● **Required task**
Among the entries below, copy only the span from the line containing "Generate a Python" through the line containing "275.8, 276.2, 276.2]". Do so exactly, and skip the pictures.

[Plotting code records]
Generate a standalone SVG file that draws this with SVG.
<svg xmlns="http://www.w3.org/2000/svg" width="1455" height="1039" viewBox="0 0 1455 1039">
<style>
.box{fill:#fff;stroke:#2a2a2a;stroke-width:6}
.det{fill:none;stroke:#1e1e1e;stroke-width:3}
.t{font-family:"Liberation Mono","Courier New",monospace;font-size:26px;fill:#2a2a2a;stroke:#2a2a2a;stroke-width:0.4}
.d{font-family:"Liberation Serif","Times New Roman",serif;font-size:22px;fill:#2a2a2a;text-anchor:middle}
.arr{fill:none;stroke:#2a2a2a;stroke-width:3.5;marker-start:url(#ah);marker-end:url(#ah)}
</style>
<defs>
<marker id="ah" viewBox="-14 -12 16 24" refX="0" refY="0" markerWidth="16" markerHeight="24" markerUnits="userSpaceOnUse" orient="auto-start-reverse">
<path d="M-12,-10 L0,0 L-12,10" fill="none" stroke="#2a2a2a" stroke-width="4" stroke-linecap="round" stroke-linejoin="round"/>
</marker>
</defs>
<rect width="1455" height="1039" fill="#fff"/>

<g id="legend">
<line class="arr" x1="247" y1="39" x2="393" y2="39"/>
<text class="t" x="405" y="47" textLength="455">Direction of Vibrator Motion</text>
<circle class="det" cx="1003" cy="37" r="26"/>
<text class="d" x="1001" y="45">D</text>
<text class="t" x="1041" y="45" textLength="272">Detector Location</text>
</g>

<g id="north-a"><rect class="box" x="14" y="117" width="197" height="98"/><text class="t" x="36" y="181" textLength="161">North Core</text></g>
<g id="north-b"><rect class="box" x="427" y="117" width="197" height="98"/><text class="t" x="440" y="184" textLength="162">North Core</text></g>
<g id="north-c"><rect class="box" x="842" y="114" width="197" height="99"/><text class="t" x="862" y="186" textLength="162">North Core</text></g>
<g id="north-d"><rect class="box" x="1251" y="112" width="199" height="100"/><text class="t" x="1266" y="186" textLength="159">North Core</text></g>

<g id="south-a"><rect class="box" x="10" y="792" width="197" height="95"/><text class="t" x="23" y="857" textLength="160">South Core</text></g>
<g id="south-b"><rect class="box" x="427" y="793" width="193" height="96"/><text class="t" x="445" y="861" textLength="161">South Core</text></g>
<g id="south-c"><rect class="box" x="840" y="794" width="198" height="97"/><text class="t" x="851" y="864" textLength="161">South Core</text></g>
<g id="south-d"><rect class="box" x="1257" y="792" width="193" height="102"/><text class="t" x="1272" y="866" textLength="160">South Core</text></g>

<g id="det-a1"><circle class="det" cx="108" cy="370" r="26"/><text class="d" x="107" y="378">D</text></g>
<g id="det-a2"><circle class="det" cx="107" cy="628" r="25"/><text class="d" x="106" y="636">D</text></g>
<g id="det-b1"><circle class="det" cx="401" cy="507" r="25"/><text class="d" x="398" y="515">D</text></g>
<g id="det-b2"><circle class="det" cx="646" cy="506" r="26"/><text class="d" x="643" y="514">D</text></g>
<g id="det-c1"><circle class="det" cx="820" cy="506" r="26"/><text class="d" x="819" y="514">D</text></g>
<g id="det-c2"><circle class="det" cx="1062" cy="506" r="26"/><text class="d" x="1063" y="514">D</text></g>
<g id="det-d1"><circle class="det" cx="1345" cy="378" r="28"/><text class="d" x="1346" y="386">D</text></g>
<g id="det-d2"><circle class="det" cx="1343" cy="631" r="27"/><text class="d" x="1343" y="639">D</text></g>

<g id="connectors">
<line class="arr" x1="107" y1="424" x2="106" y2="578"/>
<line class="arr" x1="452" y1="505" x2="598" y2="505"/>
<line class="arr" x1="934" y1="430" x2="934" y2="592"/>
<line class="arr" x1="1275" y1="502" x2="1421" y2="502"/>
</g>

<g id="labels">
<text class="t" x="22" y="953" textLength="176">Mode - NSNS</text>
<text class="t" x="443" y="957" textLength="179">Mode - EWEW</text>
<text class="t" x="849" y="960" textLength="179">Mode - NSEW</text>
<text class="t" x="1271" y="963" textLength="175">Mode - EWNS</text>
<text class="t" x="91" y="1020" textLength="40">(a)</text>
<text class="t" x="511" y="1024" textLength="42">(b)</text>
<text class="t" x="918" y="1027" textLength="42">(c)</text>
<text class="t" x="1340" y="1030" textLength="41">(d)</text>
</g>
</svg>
...
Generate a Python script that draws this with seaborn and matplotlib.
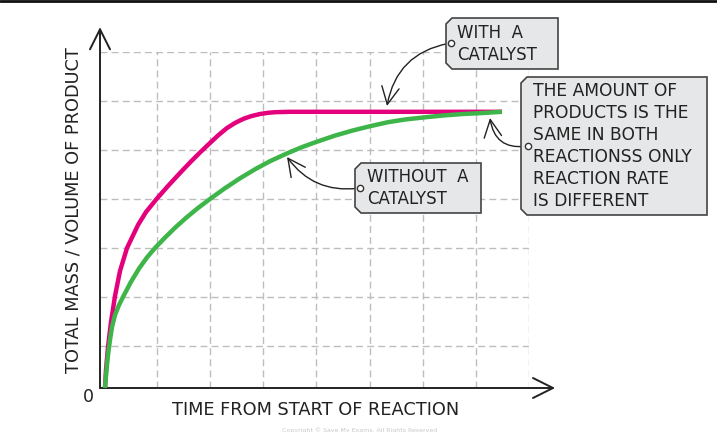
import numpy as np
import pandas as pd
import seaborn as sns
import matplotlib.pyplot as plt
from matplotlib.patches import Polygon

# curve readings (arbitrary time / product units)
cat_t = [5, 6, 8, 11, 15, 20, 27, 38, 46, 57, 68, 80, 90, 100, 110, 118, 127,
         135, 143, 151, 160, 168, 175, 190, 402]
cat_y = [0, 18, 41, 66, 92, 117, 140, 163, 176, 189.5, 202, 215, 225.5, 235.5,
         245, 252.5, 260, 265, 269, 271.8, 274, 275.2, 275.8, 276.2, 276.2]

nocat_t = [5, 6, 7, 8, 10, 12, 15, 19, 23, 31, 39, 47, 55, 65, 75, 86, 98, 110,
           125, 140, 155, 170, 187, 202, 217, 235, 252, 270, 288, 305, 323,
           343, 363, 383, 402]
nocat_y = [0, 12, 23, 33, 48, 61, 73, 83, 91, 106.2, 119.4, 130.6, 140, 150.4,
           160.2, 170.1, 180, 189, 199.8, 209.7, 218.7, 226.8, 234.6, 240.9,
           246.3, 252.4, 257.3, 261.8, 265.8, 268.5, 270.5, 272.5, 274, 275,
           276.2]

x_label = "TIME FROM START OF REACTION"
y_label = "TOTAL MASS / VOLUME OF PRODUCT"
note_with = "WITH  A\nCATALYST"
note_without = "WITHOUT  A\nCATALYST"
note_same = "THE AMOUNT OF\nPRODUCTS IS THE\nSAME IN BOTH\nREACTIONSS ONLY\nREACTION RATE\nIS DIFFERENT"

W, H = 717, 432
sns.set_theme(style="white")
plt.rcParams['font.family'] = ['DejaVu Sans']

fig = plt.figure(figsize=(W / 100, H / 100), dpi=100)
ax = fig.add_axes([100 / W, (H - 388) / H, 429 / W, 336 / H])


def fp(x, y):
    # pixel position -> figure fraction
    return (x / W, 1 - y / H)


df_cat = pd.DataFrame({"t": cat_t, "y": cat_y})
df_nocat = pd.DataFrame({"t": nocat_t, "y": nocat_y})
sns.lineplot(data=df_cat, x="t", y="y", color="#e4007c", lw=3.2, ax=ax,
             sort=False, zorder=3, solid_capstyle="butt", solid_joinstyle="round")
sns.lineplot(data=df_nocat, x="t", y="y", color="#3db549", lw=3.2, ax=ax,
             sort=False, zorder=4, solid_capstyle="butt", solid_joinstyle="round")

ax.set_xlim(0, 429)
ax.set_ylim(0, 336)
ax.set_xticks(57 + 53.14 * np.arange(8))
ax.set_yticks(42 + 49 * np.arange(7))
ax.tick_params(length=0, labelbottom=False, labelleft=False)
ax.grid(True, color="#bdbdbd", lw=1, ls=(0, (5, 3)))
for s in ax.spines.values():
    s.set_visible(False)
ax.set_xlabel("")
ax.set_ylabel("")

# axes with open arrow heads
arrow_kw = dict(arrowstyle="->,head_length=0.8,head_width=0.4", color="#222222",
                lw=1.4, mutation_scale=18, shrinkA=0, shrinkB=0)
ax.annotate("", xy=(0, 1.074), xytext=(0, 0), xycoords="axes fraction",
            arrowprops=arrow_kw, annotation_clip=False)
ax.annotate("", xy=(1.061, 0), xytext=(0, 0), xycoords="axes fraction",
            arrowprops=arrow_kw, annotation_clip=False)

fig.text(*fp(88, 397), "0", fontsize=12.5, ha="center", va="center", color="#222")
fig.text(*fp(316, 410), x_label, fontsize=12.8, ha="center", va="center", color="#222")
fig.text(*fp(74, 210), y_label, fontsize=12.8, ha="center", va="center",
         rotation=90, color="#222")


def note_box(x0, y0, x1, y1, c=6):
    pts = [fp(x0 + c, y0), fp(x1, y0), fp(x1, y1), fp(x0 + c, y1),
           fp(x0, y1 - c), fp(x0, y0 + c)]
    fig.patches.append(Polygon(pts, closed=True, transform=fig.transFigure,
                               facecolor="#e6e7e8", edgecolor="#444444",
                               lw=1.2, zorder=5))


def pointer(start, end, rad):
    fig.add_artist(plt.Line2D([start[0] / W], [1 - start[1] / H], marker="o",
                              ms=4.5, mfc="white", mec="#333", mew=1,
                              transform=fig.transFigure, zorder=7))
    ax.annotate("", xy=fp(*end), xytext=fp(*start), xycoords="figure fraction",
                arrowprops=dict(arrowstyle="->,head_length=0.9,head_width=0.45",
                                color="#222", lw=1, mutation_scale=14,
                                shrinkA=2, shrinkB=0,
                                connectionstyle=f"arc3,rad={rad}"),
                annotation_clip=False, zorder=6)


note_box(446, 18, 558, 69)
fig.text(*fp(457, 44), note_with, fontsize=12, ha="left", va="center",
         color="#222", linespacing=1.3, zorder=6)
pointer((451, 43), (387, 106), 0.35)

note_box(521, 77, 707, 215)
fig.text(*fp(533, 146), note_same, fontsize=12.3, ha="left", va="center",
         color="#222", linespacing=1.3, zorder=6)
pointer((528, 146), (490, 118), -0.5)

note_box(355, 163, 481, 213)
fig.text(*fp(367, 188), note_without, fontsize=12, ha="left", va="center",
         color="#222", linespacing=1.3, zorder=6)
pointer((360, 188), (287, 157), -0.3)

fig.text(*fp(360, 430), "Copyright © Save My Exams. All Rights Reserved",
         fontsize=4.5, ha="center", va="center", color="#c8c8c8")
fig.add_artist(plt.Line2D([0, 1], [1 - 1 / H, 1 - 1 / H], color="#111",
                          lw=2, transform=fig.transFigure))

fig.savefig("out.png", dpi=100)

● **Answer to this task**
Generate a Python script that draws this with seaborn and matplotlib.
import numpy as np
import pandas as pd
import seaborn as sns
import matplotlib.pyplot as plt
from matplotlib.patches import Polygon

# curve readings (arbitrary time / product units)
cat_t = [5, 6, 8, 11, 15, 20, 27, 38, 46, 57, 68, 80, 90, 100, 110, 118, 127,
         135, 143, 151, 160, 168, 175, 190, 402]
cat_y = [0, 18, 41, 66, 92, 117, 140, 163, 176, 189.5, 202, 215, 225.5, 235.5,
         245, 252.5, 260, 265, 269, 271.8, 274, 275.2, 275.8, 276.2, 276.2]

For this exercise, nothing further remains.